Functional Defects in Electroceramic Materials: Session I: Defect Engineering in Ceramic Materials
Sponsored by: ACerS Electronics Division
Program Organizers: Hui Xiong, Boise State University; Hua Zhou, Argonne National Laboratory
Wednesday 10:00 AM
October 20, 2021
Room: B235
Location: Greater Columbus Convention Center
Session Chair: Vicky Doan-Nguyen, Ohio State University
10:00 AM Introductory Comments
10:05 AM Invited
Let Thermodynamics do Interfacial Engineering: Jian Luo1; 1University of California, San Diego
This talk will review and discuss the emerging opportunities to utilize the equilibrium formation of 2D interfacial phases to tailor batteries and solid electrolytes.
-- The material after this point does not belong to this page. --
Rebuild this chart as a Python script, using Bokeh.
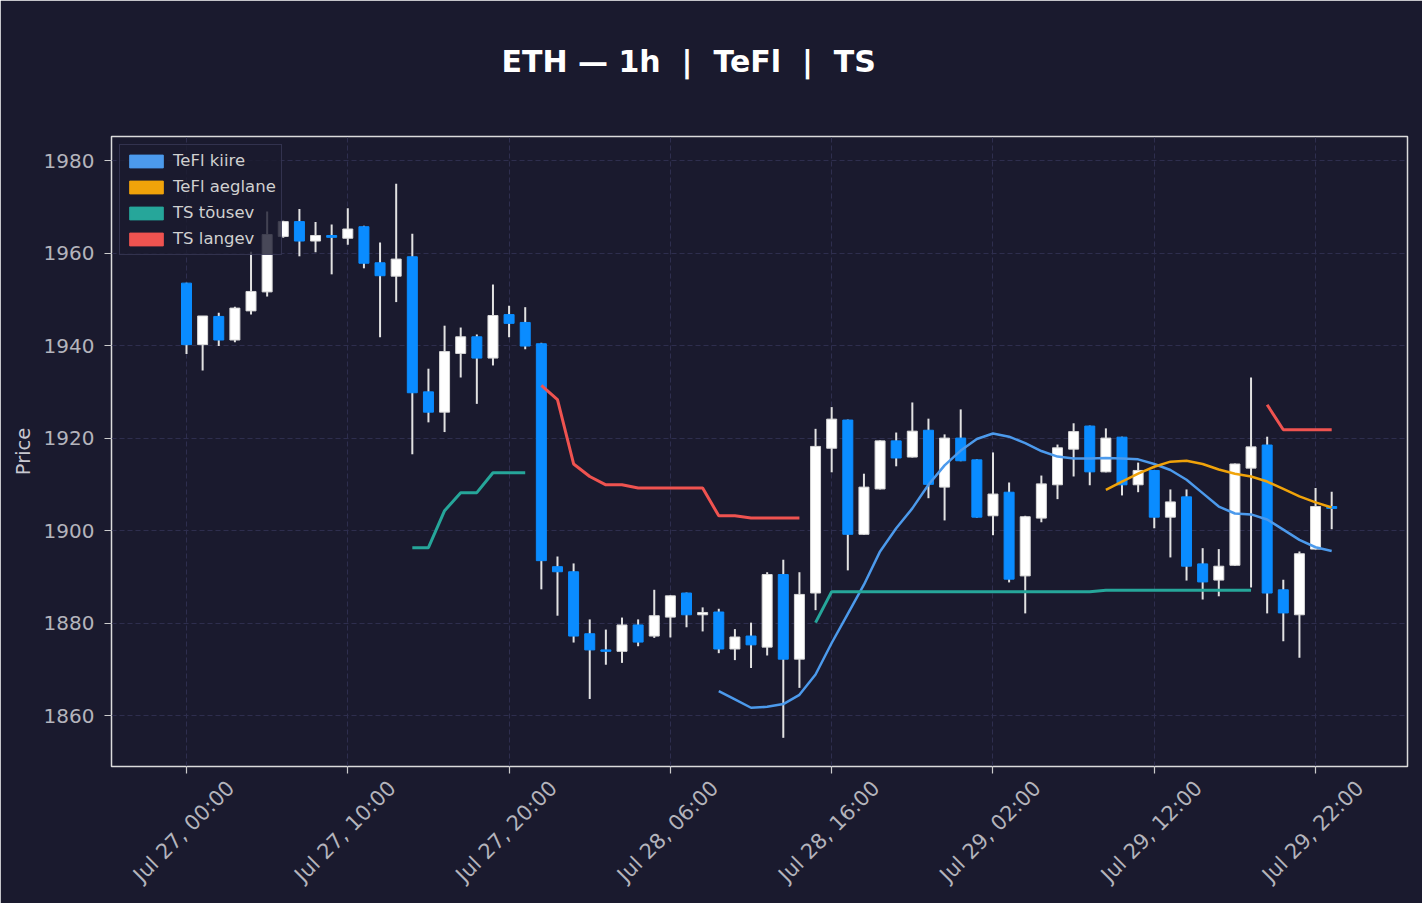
import numpy as np
import pandas as pd
from math import pi
from bokeh.plotting import figure
from bokeh.models import (Range1d, FixedTicker, Legend, LegendItem, DatetimeAxis,
                          ColumnDataSource)
from bokeh.embed import file_html
from bokeh.resources import INLINE

# ---------------- data ----------------
times = pd.date_range("2023-07-27 00:00", periods=72, freq="h")

opens = [1953.5, 1940.2, 1946.3, 1941.2, 1947.5, 1951.6, 1963.6, 1966.8, 1962.6, 1963.8,
         1963.2, 1965.7, 1957.9, 1955.0, 1959.2, 1930.0, 1925.6, 1938.3, 1941.9, 1937.3,
         1946.7, 1945.0, 1940.4, 1892.2, 1891.1, 1877.7, 1874.2, 1873.9, 1879.6, 1877.2,
         1881.3, 1886.5, 1881.8, 1882.4, 1874.4, 1877.2, 1874.8, 1890.5, 1872.2, 1886.5,
         1917.8, 1923.9, 1899.2, 1909.0, 1919.4, 1915.9, 1921.7, 1909.4, 1920.0, 1915.3,
         1903.2, 1908.3, 1890.2, 1902.7, 1909.9, 1917.6, 1922.6, 1912.7, 1920.2, 1909.9,
         1913.0, 1902.9, 1907.3, 1892.8, 1889.3, 1892.5, 1913.5, 1918.5, 1887.2, 1881.8,
         1896.0, 1905.2]
highs = [1953.6, 1946.4, 1947.1, 1948.4, 1960.3, 1969.0, 1967.0, 1969.5, 1966.7, 1966.2,
         1969.7, 1965.9, 1962.3, 1975.0, 1964.2, 1935.0, 1944.3, 1943.9, 1942.4, 1953.2,
         1948.6, 1948.3, 1940.6, 1894.4, 1892.9, 1880.8, 1878.6, 1881.2, 1880.8, 1887.2,
         1886.0, 1886.6, 1883.4, 1883.1, 1878.7, 1880.1, 1891.0, 1893.7, 1891.0, 1922.0,
         1926.7, 1924.0, 1912.3, 1919.5, 1921.2, 1927.7, 1924.2, 1920.8, 1926.2, 1915.4,
         1916.9, 1910.4, 1903.2, 1911.9, 1918.6, 1923.2, 1922.7, 1922.1, 1920.3, 1914.7,
         1913.1, 1908.9, 1908.9, 1896.2, 1896.0, 1914.5, 1933.1, 1920.3, 1889.4, 1895.5,
         1909.2, 1908.4]
lows = [1938.2, 1934.6, 1939.9, 1940.7, 1946.7, 1950.6, 1963.3, 1959.3, 1960.2, 1955.4,
        1961.8, 1956.7, 1941.8, 1949.4, 1916.5, 1923.4, 1921.3, 1933.1, 1927.4, 1935.7,
        1941.8, 1939.2, 1887.3, 1881.6, 1875.8, 1863.6, 1871.0, 1871.4, 1875.0, 1876.8,
        1876.9, 1879.1, 1878.2, 1873.5, 1872.0, 1870.3, 1873.0, 1855.2, 1866.0, 1882.8,
        1912.6, 1891.4, 1899.1, 1908.9, 1913.9, 1915.8, 1907.0, 1902.2, 1915.0, 1902.8,
        1899.0, 1888.8, 1882.1, 1901.8, 1906.8, 1911.7, 1909.8, 1912.6, 1907.6, 1908.3,
        1900.5, 1894.2, 1889.2, 1885.1, 1885.8, 1892.4, 1887.7, 1882.1, 1876.1, 1872.5,
        1895.9, 1900.3]
closes = [1940.2, 1946.4, 1941.2, 1948.1, 1951.7, 1964.0, 1966.8, 1962.6, 1963.8, 1963.4,
          1965.2, 1957.8, 1955.1, 1958.7, 1929.8, 1925.6, 1938.7, 1941.9, 1937.3, 1946.5,
          1944.8, 1939.9, 1893.5, 1891.1, 1877.2, 1874.2, 1873.9, 1879.6, 1875.9, 1881.6,
          1885.9, 1881.8, 1882.3, 1874.4, 1877.0, 1875.3, 1890.5, 1872.2, 1886.2, 1918.2,
          1924.1, 1899.2, 1909.4, 1919.4, 1915.7, 1921.5, 1910.0, 1920.0, 1915.1, 1902.9,
          1907.9, 1889.5, 1903.0, 1910.1, 1917.9, 1921.4, 1912.7, 1920.0, 1909.9, 1913.0,
          1902.9, 1906.2, 1892.3, 1888.9, 1892.3, 1914.4, 1918.1, 1886.5, 1882.2, 1895.0,
          1905.2, 1904.8]

# TeFl fast line starts at candle 33, slow line at candle 57
tefl_kiire_start = 33
tefl_kiire = [1865.3, 1863.5, 1861.7, 1861.9, 1862.5, 1864.5, 1868.9, 1875.7, 1882.0, 1888.3,
              1895.5, 1900.5, 1904.8, 1909.9, 1914.1, 1917.3, 1919.8, 1921.0, 1920.3, 1918.9,
              1917.2, 1916.0, 1915.6, 1915.6, 1915.7, 1915.6, 1915.4, 1914.4, 1913.1, 1911.0,
              1908.1, 1905.2, 1903.7, 1903.5, 1902.4, 1900.2, 1898.0, 1896.4, 1895.6]
tefl_aeglane_start = 57
tefl_aeglane = [1908.8, 1910.6, 1912.3, 1913.8, 1914.9, 1915.1, 1914.4, 1913.2, 1912.3, 1911.7,
                1910.6, 1909.0, 1907.4, 1906.1, 1905.0]

# TS segments: (start candle, values)
ts_tousev = [
    (14, [1896.3, 1896.3, 1904.3, 1908.2, 1908.2, 1912.5, 1912.5, 1912.5]),
    (39, [1880.1, 1886.8, 1886.8, 1886.8, 1886.8, 1886.8, 1886.8, 1886.8, 1886.8, 1886.8,
          1886.8, 1886.8, 1886.8, 1886.8, 1886.8, 1886.8, 1886.8, 1886.8, 1887.1, 1887.1,
          1887.1, 1887.1, 1887.1, 1887.1, 1887.1, 1887.1, 1887.1, 1887.1]),
]
ts_langev = [
    (22, [1931.4, 1928.3, 1914.4, 1911.7, 1909.9, 1909.9, 1909.2, 1909.2, 1909.2, 1909.2,
          1909.2, 1903.2, 1903.2, 1902.7, 1902.7, 1902.7, 1902.7]),
    (67, [1927.2, 1921.8, 1921.8, 1921.8, 1921.8]),
]

y_ticks = [1860, 1880, 1900, 1920, 1940, 1960, 1980]
x_tick_labels = ["Jul 27, 00:00", "Jul 27, 10:00", "Jul 27, 20:00", "Jul 28, 06:00",
                 "Jul 28, 16:00", "Jul 29, 02:00", "Jul 29, 12:00", "Jul 29, 22:00"]
x_tick_hours = [0, 10, 20, 30, 40, 50, 60, 70]

# non-breaking spaces keep the doubled gaps around the bars
title_text = "ETH \u2014 1h \u00a0|\u00a0 TeFl \u00a0|\u00a0 TS"
legend_labels = ["TeFl kiire", "TeFl aeglane", "TS t\u00f5usev", "TS langev"]

# ---------------- styles ----------------
BG = "#1a1a2e"
UP = "#ffffff"
DOWN = "#0a8cff"
WICK = "#e2e2e2"
C_KIIRE = "#4c9aec"
C_AEG = "#f0a30a"
C_TOUS = "#26a69a"
C_LANG = "#ef5350"
GRID = "#2e2e4e"
TXT = "#b4b4bc"
FONT = "DejaVu Sans"

HOUR = 3600 * 1000
t_ms = np.array([t.value // 10**6 for t in times], dtype=float)
t0 = t_ms[0]

p = figure(width=1422, height=903, x_axis_type="datetime",
           output_backend="svg", toolbar_location=None,
           x_range=Range1d(t0 - 4.65 * HOUR, t0 + 75.7 * HOUR),
           y_range=Range1d(1849.0, 1985.2),
           background_fill_color=BG, border_fill_color=BG,
           min_border_left=111, min_border_right=15,
           min_border_top=136, min_border_bottom=137)

p.outline_line_color = "#dcdcdc"
p.outline_line_width = 1.5

# title (bottom padding lifts it away from the frame without enlarging the top border)
p.title.text = title_text
p.title.align = "left"
p.title.offset = 390
p.title.standoff = 0
try:
    p.title.padding = dict(left=0, right=0, top=0, bottom=58)
except Exception:
    p.title.padding = (0, 0, 58, 0)
p.title.text_font = FONT
p.title.text_font_size = "30px"
p.title.text_font_style = "bold"
p.title.text_color = "#ffffff"

# grid
tick_vals = [t0 + h * HOUR for h in x_tick_hours]
for g in (p.xgrid, p.ygrid):
    g.grid_line_color = GRID
    g.grid_line_dash = "5 3"
    g.grid_line_width = 1
p.xgrid.ticker = FixedTicker(ticks=tick_vals)

# axes: main x axis only carries the tick marks (as minor ticks, no labels)
p.yaxis.ticker = FixedTicker(ticks=y_ticks)
p.xaxis.ticker = FixedTicker(ticks=[], minor_ticks=tick_vals)
p.xaxis.minor_tick_line_color = "#cccccc"
p.xaxis.minor_tick_out = 7
p.xaxis.minor_tick_in = 0
p.xaxis.minor_tick_line_width = 1.2
p.xaxis.axis_line_color = None
p.xaxis.major_label_standoff = 0

p.yaxis.axis_line_color = None
p.yaxis.major_tick_line_color = "#cccccc"
p.yaxis.major_tick_line_width = 1.2
p.yaxis.major_tick_out = 7
p.yaxis.major_tick_in = 0
p.yaxis.minor_tick_line_color = None
p.yaxis.major_label_text_color = TXT
p.yaxis.major_label_text_font = FONT
p.yaxis.major_label_text_font_size = "20px"
p.yaxis.major_label_standoff = 10
p.yaxis.axis_label = "Price"
p.yaxis.axis_label_text_font = FONT
p.yaxis.axis_label_text_font_size = "19.5px"
p.yaxis.axis_label_text_font_style = "normal"
p.yaxis.axis_label_text_color = "#c8c8d0"
p.yaxis.axis_label_standoff = 6

# second x axis carrying rotated labels, shifted so they sit centred on the ticks
SHIFT = round(2.75 * HOUR)
lab_vals = [v + SHIFT for v in tick_vals]
lab_axis = DatetimeAxis(ticker=FixedTicker(ticks=lab_vals),
                        major_label_overrides={v: s for v, s in zip(lab_vals, x_tick_labels)},
                        major_label_orientation=pi / 4,
                        axis_line_color=None, major_tick_line_color=None,
                        minor_tick_line_color=None,
                        major_label_standoff=5,
                        major_label_text_font=FONT, major_label_text_font_size="21px",
                        major_label_text_color=TXT)
p.add_layout(lab_axis, "below")

# candles
inc = [c >= o for o, c in zip(opens, closes)]
src = ColumnDataSource(dict(
    x=t_ms, o=opens, h=highs, l=lows, c=closes,
    top=[max(o, c) for o, c in zip(opens, closes)],
    bot=[min(o, c) for o, c in zip(opens, closes)],
    fill=[UP if u else DOWN for u in inc],
    line=["#d8d8d8" if u else DOWN for u in inc],
))
p.segment(x0="x", y0="h", x1="x", y1="l", source=src, line_color=WICK, line_width=2)
p.vbar(x="x", width=0.62 * HOUR, top="top", bottom="bot", source=src,
       fill_color="fill", line_color="line", line_width=1)

# indicator lines
def seg_x(start, vals):
    return t_ms[start:start + len(vals)]

p.line(seg_x(tefl_kiire_start, tefl_kiire), tefl_kiire, line_color=C_KIIRE, line_width=2.5)
p.line(seg_x(tefl_aeglane_start, tefl_aeglane), tefl_aeglane, line_color=C_AEG, line_width=2.5)
for s, v in ts_tousev:
    p.line(seg_x(s, v), v, line_color=C_TOUS, line_width=3)
for s, v in ts_langev:
    p.line(seg_x(s, v), v, line_color=C_LANG, line_width=3)

# legend with patch glyphs (dummy quads placed outside the visible range)
items = []
far = t0 - 1000 * HOUR
for lab, col in zip(legend_labels, [C_KIIRE, C_AEG, C_TOUS, C_LANG]):
    r = p.quad(left=[far], right=[far + HOUR], top=[1900], bottom=[1899],
               fill_color=col, line_color=col)
    items.append(LegendItem(label=lab, renderers=[r]))
leg = Legend(items=items, location="top_left")
leg.margin = 8
leg.padding = 5
leg.spacing = 5
leg.label_height = 21
leg.glyph_height = 16
leg.glyph_width = 42
leg.label_standoff = 6
leg.label_text_font = FONT
leg.label_text_font_size = "16.5px"
leg.label_text_color = "#d0d0d0"
leg.background_fill_color = BG
leg.background_fill_alpha = 0.8
leg.border_line_color = "#4a4a6e"
leg.border_line_width = 1.5
p.add_layout(leg, "center")

open("out.html", "w").write(file_html(p, INLINE))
In contrast to traditional kinetically-controlled atomic layer deposition and other interfacial engineering methods, these 2D interfacial phases form spontaneously at thermodynamic equilibria; they are also termed as “complexions” to differentiate them from thin layers of 3D bulk phases whose thicknesses are controlled by kinetic or processing parameters. In this talk, I will first introduce the basic concepts and related interfacial thermodynamics. Some of earlier studies on thermodynamics based interfacial engineering of battery cathodes and solid electrolytes [Energy Storage Materials 21: 50 (2019)] will be briefly reviewed. Recent ongoing work on nanostructured battery anode materials will be further presented. If time permits, a recent discovery of electrochemically induced grain boundary phase-like (complexion) transition [arXiv: 2012.15862] will also be discussed.
10:45 AM Invited
Accelerated Synthesis and In-situ X-ray Pair Distribution Functions of Substituted Vanadium Dioxide: Vicky Doan-Nguyen1; 1Ohio State University
In this talk, I will present rapid synthetic strategies using microwave assisted heating for vanadium dioxide, a thermochromic material possessing a metal-insulator transition temperature at 68℃. For smart windows applications, VO2 is attractive due to its semiconducting to metallic phase transition near room temperature. Below the transition temperature, it is transparent in the near-infrared, and above the transition temperature, it is translucent to near-infrared. I will include a comparison of slow furnace growth and phase-pure synthesis of VO2 and substituted VO2 via accelerated microwave-assisted heating. In-situ X-ray scattering through the phase transition reveal heating and inhomogeneities in substituted VO2 synthesized via microwave-assisted heating. The use of X-ray pair distribution functions allows us to track local structure changes due to defects that lower the metal-to-insulator transition temperature as a function of substitution concentration. I will also present challenges with cross-correlative, multi-modal characterization approaches between in-situ X-ray scattering and transmission electron microscopy.
11:15 AM Invited
Now On-Demand Only - Understanding Lithium Plating in Graphite and Silicon for Fast Charging Li-ion Battery: Tao Gao1; 1University of Utah
The ability to recharge in 10 minutes is a great challenge of Li-ion battery, but critical to the wide adoption of electric vehicles. The fundamental limitation is a side reaction, known as Li plating, that happens at the anode when charging the battery at high rate or under low temperature, because this reaction not only causes battery degradation but also increases the risk of internal shorts and safety hazards. Therefore, it is important to understand the mechanism of lithium plating, and what governs this phenomena. The graphite and silicon are the current and next-generation anode materials for Li-ion batteries. In this talk, we will share our findings on revealing the interplay of Li insertion and plating on these two materials, and discuss potential strategies to improve these materials by defect engineering to achieve fast charging.